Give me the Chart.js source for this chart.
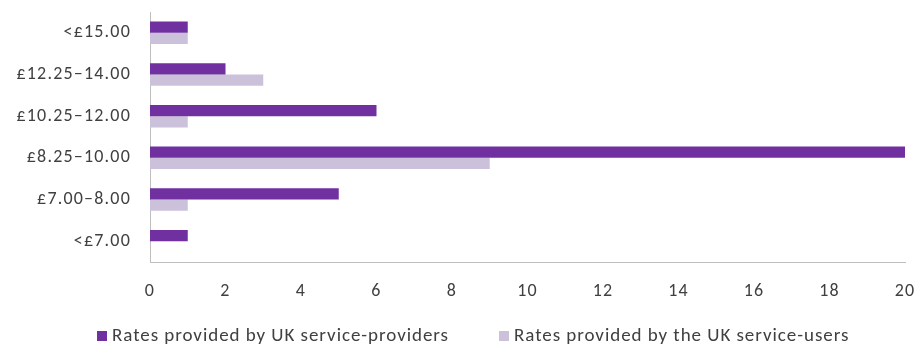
<!DOCTYPE html>
<html>
<head>
<meta charset="utf-8">
<script src="https://cdn.jsdelivr.net/npm/chart.js@4/dist/chart.umd.min.js"></script>
<style>
  body { margin: 0; background: #fff; }
  #wrap { position: relative; width: 917px; height: 345px; }
  #legend {
    position: absolute; left: 97px; top: 323px;
    display: flex; align-items: center;
    font-family: Carlito, Lato, sans-serif; font-size: 19px; letter-spacing: 0.95px; color: #404040;
    white-space: nowrap;
  }
  .item { display: flex; align-items: center; }
  .item + .item { margin-left: 50px; }
  .swatch { width: 10px; height: 10px; margin-right: 5px; margin-top: 2px; }
</style>
</head>
<body>
<div id="wrap">
  <canvas id="rateChart" width="917" height="345"></canvas>
  <div id="legend"></div>
</div>
<script>
const bands = ["<£15.00", "£12.25–14.00", "£10.25–12.00", "£8.25–10.00", "£7.00–8.00", "<£7.00"];
const providerRates = [1, 2, 6, 20, 5, 1];
const userRates = [1, 3, 1, 9, 1, 0];
const seriesNames = ["Rates provided by UK service-providers", "Rates provided by the UK service-users"];
const seriesColors = ["#7030A0", "#CCC1DA"];

const tickFont = { family: "Carlito, Lato, sans-serif", size: 18 };

// wider letter spacing on the canvas text, set before measuring and drawing
const spacingPlugin = {
  id: "spacing",
  beforeLayout(chart) { chart.ctx.letterSpacing = "1.2px"; },
  beforeDraw(chart) { chart.ctx.letterSpacing = "1.2px"; },
};

const rateChart = new Chart(document.getElementById("rateChart"), {
  type: "bar",
  data: {
    labels: bands,
    datasets: [
      { label: seriesNames[0], data: providerRates, backgroundColor: seriesColors[0] },
      { label: seriesNames[1], data: userRates, backgroundColor: seriesColors[1] },
    ],
  },
  options: {
    indexAxis: "y",
    responsive: false,
    animation: false,
    layout: { padding: { top: 12, right: 12, left: 0, bottom: 0 } },
    datasets: { bar: { categoryPercentage: 0.54, barPercentage: 1.0 } },
    plugins: {
      legend: { display: false },
      tooltip: { enabled: false },
    },
    scales: {
      x: {
        min: 0,
        max: 20,
        ticks: { stepSize: 2, color: "#404040", font: tickFont, padding: 11 },
        grid: { display: false },
        border: { display: true, color: "#BFBFBF", width: 1 },
        afterFit: (scale) => {
          scale.height = 83;
          scale.paddingLeft = 0;
          scale.paddingRight = 0;
        },
      },
      y: {
        ticks: { color: "#404040", font: tickFont, padding: 11 },
        grid: { display: false },
        border: { display: true, color: "#BFBFBF", width: 1 },
        afterFit: (scale) => {
          scale.width = 150;
          scale.paddingTop = 0;
          scale.paddingBottom = 0;
        },
      },
    },
  },
  plugins: [spacingPlugin],
});

// HTML legend below the axis
const legendEl = document.getElementById("legend");
rateChart.data.datasets.forEach((ds) => {
  const item = document.createElement("div");
  item.className = "item";
  const swatch = document.createElement("span");
  swatch.className = "swatch";
  swatch.style.background = ds.backgroundColor;
  const text = document.createElement("span");
  text.textContent = ds.label;
  item.appendChild(swatch);
  item.appendChild(text);
  legendEl.appendChild(item);
});
</script>
</body>
</html>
━━━━━━━━━━
Take the listing and print it again exactly, but without any pictures.

Give me the Chart.js source for this chart.
<!DOCTYPE html>
<html>
<head>
<meta charset="utf-8">
<script src="https://cdn.jsdelivr.net/npm/chart.js@4/dist/chart.umd.min.js"></script>
<style>
  body { margin: 0; background: #fff; }
  #wrap { position: relative; width: 917px; height: 345px; }
  #legend {
    position: absolute; left: 97px; top: 323px;
    display: flex; align-items: center;
    font-family: Carlito, Lato, sans-serif; font-size: 19px; letter-spacing: 0.95px; color: #404040;
    white-space: nowrap;
  }
  .item { display: flex; align-items: center; }
  .item + .item { margin-left: 50px; }
  .swatch { width: 10px; height: 10px; margin-right: 5px; margin-top: 2px; }
</style>
</head>
<body>
<div id="wrap">
  <canvas id="rateChart" width="917" height="345"></canvas>
  <div id="legend"></div>
</div>
<script>
const bands = ["<£15.00", "£12.25–14.00", "£10.25–12.00", "£8.25–10.00", "£7.00–8.00", "<£7.00"];
const providerRates = [1, 2, 6, 20, 5, 1];
const userRates = [1, 3, 1, 9, 1, 0];
const seriesNames = ["Rates provided by UK service-providers", "Rates provided by the UK service-users"];
const seriesColors = ["#7030A0", "#CCC1DA"];

const tickFont = { family: "Carlito, Lato, sans-serif", size: 18 };

// wider letter spacing on the canvas text, set before measuring and drawing
const spacingPlugin = {
  id: "spacing",
  beforeLayout(chart) { chart.ctx.letterSpacing = "1.2px"; },
  beforeDraw(chart) { chart.ctx.letterSpacing = "1.2px"; },
};

const rateChart = new Chart(document.getElementById("rateChart"), {
  type: "bar",
  data: {
    labels: bands,
    datasets: [
      { label: seriesNames[0], data: providerRates, backgroundColor: seriesColors[0] },
      { label: seriesNames[1], data: userRates, backgroundColor: seriesColors[1] },
    ],
  },
  options: {
    indexAxis: "y",
    responsive: false,
    animation: false,
    layout: { padding: { top: 12, right: 12, left: 0, bottom: 0 } },
    datasets: { bar: { categoryPercentage: 0.54, barPercentage: 1.0 } },
    plugins: {
      legend: { display: false },
      tooltip: { enabled: false },
    },
    scales: {
      x: {
        min: 0,
        max: 20,
        ticks: { stepSize: 2, color: "#404040", font: tickFont, padding: 11 },
        grid: { display: false },
        border: { display: true, color: "#BFBFBF", width: 1 },
        afterFit: (scale) => {
          scale.height = 83;
          scale.paddingLeft = 0;
          scale.paddingRight = 0;
        },
      },
      y: {
        ticks: { color: "#404040", font: tickFont, padding: 11 },
        grid: { display: false },
        border: { display: true, color: "#BFBFBF", width: 1 },
        afterFit: (scale) => {
          scale.width = 150;
          scale.paddingTop = 0;
          scale.paddingBottom = 0;
        },
      },
    },
  },
  plugins: [spacingPlugin],
});

// HTML legend below the axis
const legendEl = document.getElementById("legend");
rateChart.data.datasets.forEach((ds) => {
  const item = document.createElement("div");
  item.className = "item";
  const swatch = document.createElement("span");
  swatch.className = "swatch";
  swatch.style.background = ds.backgroundColor;
  const text = document.createElement("span");
  text.textContent = ds.label;
  item.appendChild(swatch);
  item.appendChild(text);
  legendEl.appendChild(item);
});
</script>
</body>
</html>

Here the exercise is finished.